I spoke to Gabe this morning. He’s in Indiana, enjoying his day off of work by borrowing his grandfather’s car and taking his younger brother to the movie. X-men.
“Are you excited for your trip?” He asked me.
“Meh. Yeah, I’m excited a bit, but I’m going to miss you guys.”
“🙂 We’ll miss you too, but we’re glad knowing that you’re off having an adventure,” he replied.
And it occurred to me that that’s one of the things I love most about our family: We love each other to pieces. We spend more time than average together (Tony has worked from home since Gabe was 6 months old, none of the kids know what it is like to have a parent who attends a job, we eat three meals a day together most of the time and we travel like crazy people). But we allow each other the space to be our own people and have our own adventures. I love that. For my kids, who are now launching in their own directions, and for myself, who sometimes just really needs to take a walk. Open-handed, fierce love and mutual encouragement to chase dreams, that’s what we’re doing over here.

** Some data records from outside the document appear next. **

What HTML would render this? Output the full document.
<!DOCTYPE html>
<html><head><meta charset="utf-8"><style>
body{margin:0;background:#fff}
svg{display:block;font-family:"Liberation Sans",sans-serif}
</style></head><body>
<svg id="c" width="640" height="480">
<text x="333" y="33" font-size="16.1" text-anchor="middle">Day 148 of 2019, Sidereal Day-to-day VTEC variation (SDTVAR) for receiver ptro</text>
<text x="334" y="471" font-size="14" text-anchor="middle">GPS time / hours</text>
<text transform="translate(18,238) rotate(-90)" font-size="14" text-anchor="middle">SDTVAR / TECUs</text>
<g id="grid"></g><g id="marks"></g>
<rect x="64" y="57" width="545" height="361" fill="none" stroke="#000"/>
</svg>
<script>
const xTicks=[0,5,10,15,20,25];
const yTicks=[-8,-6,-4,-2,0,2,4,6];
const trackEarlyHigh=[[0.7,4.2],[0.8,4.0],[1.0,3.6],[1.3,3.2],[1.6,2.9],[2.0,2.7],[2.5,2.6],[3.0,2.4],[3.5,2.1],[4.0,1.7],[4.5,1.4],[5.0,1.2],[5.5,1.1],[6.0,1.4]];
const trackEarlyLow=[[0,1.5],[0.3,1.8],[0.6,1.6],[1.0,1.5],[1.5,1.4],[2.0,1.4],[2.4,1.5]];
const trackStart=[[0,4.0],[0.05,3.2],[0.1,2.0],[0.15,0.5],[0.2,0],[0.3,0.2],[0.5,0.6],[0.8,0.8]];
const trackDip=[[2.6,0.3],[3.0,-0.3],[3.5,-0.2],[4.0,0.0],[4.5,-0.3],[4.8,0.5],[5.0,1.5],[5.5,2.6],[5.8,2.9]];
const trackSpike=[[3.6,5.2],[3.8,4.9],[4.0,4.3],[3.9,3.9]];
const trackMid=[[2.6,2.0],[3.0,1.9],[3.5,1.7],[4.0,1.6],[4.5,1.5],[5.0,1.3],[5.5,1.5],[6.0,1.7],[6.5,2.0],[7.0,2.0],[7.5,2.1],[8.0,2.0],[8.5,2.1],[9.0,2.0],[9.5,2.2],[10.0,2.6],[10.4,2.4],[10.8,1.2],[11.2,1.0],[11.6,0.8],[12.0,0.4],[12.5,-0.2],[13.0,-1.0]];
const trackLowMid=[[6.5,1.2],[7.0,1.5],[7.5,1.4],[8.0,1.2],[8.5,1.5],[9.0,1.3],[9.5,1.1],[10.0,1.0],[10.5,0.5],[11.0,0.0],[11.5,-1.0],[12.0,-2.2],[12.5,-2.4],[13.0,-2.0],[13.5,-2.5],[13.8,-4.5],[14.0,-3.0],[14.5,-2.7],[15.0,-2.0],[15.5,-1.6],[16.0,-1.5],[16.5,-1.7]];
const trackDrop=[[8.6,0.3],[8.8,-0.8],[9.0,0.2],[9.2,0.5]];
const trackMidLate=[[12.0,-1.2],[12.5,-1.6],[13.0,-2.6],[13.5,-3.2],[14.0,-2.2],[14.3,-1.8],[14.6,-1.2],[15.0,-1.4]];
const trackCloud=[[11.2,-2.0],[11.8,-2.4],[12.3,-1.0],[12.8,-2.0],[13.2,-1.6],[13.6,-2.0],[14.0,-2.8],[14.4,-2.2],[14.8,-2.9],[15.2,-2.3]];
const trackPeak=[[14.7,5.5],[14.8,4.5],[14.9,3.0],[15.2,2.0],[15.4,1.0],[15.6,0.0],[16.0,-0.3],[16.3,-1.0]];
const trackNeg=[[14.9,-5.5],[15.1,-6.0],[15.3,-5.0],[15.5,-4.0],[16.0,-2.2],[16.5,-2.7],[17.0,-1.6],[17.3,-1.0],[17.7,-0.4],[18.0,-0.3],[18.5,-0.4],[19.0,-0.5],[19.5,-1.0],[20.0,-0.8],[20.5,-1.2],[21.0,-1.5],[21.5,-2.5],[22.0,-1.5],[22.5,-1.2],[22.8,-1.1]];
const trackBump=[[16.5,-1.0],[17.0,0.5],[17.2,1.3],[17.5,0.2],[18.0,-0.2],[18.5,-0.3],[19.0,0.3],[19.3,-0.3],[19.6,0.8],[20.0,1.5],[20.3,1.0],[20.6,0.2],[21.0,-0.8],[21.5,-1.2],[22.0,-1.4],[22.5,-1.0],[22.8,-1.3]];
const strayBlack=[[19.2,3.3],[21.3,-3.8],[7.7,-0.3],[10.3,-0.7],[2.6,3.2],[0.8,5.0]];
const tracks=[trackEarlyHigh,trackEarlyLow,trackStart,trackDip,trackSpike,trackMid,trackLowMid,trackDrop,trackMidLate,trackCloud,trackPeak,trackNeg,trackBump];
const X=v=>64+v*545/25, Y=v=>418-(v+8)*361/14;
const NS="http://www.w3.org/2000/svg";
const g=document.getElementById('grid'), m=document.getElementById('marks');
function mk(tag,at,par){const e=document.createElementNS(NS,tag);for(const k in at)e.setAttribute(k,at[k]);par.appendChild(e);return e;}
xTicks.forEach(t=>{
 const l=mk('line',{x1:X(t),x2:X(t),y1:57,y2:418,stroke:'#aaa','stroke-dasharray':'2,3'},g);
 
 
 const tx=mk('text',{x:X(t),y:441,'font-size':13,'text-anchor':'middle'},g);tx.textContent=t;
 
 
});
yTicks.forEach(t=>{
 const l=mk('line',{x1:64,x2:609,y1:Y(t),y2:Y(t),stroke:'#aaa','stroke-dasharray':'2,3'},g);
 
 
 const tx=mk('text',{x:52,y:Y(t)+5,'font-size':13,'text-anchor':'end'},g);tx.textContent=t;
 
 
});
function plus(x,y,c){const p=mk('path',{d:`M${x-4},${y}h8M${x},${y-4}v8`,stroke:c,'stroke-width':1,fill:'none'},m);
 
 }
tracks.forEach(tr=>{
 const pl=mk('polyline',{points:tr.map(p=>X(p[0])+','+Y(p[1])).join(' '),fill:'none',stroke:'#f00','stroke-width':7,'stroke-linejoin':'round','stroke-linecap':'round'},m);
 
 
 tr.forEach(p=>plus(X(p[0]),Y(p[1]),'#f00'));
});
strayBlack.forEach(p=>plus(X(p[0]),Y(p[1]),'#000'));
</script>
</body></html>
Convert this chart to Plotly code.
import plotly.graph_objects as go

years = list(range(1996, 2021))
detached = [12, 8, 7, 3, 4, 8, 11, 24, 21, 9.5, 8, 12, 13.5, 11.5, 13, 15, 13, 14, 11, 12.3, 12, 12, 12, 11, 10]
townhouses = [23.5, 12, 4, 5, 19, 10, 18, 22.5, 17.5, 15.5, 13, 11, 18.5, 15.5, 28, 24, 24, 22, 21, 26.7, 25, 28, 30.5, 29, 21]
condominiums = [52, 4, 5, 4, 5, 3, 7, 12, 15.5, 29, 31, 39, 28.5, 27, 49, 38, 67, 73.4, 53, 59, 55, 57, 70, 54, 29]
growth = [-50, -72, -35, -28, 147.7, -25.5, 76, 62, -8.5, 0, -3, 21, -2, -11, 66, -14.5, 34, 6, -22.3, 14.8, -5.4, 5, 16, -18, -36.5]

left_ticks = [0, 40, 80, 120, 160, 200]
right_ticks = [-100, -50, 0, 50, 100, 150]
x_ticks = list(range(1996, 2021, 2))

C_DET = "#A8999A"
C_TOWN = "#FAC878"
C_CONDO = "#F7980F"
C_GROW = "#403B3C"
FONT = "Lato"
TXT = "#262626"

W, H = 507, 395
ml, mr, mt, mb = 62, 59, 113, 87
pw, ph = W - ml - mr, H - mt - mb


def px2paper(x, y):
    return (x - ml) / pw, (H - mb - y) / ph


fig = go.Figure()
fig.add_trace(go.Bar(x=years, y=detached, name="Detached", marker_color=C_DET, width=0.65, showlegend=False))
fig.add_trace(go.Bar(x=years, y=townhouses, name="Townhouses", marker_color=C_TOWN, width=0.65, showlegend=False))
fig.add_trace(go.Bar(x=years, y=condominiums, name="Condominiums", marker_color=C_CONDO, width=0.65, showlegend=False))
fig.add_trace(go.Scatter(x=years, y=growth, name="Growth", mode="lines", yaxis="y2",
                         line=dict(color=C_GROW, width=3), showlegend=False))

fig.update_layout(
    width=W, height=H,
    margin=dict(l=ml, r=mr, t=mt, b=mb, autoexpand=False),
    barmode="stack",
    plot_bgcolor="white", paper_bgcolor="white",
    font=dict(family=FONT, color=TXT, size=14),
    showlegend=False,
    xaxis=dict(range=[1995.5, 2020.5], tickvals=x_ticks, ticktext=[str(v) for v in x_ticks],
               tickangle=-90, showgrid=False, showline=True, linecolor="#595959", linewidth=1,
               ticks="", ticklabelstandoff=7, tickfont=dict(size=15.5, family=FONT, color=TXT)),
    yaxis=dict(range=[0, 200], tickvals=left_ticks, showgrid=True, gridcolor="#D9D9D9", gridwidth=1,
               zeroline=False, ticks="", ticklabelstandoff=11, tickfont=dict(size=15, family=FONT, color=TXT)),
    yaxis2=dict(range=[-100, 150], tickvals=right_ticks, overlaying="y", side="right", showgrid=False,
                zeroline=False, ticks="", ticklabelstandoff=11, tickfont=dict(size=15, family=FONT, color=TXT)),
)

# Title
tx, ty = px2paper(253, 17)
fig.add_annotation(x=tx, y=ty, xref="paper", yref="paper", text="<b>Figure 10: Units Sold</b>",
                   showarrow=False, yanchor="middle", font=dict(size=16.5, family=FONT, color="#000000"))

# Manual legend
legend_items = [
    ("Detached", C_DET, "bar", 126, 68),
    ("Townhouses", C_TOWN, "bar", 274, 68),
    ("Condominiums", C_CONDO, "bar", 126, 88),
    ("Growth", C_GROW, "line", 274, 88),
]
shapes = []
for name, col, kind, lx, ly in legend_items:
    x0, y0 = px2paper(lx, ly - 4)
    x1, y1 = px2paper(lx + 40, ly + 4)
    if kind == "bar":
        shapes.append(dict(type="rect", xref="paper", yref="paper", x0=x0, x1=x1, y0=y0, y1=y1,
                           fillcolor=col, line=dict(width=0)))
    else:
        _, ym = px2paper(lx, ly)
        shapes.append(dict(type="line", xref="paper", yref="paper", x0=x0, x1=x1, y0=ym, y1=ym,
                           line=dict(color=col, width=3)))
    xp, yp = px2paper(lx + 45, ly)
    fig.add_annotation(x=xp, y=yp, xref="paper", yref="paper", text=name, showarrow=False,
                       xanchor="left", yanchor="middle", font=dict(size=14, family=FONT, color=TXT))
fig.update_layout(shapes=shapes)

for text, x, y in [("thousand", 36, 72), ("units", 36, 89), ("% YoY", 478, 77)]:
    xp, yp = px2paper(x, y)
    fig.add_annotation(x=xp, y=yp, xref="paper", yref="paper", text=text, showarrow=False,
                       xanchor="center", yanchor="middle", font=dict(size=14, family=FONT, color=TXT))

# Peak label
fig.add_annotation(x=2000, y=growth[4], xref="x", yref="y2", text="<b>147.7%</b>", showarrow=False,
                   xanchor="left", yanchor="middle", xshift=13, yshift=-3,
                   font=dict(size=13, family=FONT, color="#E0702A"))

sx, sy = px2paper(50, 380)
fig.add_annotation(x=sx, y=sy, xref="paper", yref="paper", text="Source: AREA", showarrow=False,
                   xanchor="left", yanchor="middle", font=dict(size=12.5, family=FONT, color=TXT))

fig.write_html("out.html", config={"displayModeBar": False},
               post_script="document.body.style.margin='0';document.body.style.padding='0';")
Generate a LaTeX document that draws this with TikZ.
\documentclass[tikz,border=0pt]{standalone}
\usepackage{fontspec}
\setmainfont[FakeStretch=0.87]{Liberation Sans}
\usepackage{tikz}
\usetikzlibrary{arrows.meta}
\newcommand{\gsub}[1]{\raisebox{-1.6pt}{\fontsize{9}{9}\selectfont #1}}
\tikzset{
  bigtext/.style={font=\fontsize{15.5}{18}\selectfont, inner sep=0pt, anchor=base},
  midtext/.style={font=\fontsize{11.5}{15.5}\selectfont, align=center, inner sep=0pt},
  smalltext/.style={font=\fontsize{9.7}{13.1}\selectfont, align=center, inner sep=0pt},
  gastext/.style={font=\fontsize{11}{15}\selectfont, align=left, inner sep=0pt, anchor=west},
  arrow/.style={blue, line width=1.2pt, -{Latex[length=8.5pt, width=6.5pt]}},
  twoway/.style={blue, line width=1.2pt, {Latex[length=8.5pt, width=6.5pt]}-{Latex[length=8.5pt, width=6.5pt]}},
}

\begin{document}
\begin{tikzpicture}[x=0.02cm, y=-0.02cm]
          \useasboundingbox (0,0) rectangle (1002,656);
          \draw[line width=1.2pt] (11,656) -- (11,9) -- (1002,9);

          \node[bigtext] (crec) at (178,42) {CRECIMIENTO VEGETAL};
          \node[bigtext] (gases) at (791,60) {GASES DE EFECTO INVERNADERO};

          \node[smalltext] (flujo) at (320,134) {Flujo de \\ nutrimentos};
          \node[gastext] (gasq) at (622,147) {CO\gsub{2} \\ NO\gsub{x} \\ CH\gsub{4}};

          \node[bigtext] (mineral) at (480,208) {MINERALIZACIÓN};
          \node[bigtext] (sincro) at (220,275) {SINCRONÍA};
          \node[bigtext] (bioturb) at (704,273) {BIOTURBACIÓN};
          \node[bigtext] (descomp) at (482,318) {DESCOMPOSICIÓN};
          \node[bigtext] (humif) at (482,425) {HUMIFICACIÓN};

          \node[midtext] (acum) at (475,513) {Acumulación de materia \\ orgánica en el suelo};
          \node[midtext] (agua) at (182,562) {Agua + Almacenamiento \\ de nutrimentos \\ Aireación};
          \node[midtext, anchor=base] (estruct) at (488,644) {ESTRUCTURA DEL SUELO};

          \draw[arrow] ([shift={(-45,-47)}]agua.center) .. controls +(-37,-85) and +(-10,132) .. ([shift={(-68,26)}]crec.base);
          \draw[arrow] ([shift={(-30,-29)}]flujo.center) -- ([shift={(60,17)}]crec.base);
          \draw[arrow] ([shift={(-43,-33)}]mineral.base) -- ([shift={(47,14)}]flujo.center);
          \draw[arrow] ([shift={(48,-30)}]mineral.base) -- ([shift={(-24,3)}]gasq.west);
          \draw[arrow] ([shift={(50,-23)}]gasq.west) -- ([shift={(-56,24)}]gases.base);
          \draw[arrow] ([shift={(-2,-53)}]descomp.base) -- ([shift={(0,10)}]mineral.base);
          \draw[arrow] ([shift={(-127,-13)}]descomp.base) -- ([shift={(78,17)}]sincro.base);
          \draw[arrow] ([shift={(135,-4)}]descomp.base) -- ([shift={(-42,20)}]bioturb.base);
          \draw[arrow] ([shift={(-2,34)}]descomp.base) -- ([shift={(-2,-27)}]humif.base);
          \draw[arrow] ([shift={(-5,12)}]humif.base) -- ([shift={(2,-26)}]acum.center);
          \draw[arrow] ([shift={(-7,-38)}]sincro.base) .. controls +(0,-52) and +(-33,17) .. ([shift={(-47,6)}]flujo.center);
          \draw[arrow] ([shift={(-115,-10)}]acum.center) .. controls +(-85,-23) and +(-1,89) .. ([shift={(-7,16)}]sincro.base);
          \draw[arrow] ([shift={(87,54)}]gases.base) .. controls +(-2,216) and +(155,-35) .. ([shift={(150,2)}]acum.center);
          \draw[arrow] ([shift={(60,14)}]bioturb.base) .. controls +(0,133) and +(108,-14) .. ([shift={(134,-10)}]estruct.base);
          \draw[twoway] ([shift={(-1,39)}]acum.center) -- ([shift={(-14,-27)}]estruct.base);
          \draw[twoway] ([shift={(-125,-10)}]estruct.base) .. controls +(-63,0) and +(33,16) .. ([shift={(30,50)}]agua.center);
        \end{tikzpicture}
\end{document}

That said, Tony doesn’t like it when I’m gone.
Not because I’m not around to cook meals, do laundry and wrangle kids; he does all of those things as well and as frequently as I do. He hates me being gone because neither of us sleep that well alone and when I’m away it’s a bit quieter than it should be, and he worries. He doesn’t worry that I’m not going to be okay, or that something bad will happen.
He worries more that he won’t be there to take care of me in the ways he likes to. He likes adventuring together more than he likes adventuring apart. So do I, most of the time. He knows this about me. He knows that I need space sometimes. He knows that I occasionally get a wild hair and want to take off on my own. Instead of getting disgruntled about that, he sends stuff with me, little pieces of himself: a bell I wear around my neck, notes to keep me encouraged, a solar panel so that I don’t have to fight for charging space, bank cards with plenty of money on them, just in case. Last night he gave me a rock. Two rocks, actually: one to leave at a certain point on the trail. A second rock for protection. It’s a little piece of quartz that a crazy hippie guy gave us and swore was protective for our journey. Neither of us buy that voodoo, and we had a good laugh around the tears of the significance of the other rock.
After twenty-some years together, more than half of both of our lives, we carry one another no matter where we go, or what we do. Having lived through some of what surely must have been the best years of our lives together, and having weathered some of the worst, the beginning of our third decade together finds us peaceful. We are beginning, just beginning, mind you, to understand what it means to love. There has been much we’ve both had to learn to let go. We’ve stood on the cliff’s edge of bottomless pits of both despair and possibility and had to learn when to hold hands and make the leap and when to walk quietly along the rim until a safe place is found to build a bridge. Bridge building is hard work, but a well made span reaches across generations of benefit. That’s something I try to remember.
Tomorrow I’ll celebrate by leaving. Today I’ll celebrate by remembering all of the reasons we’re still here.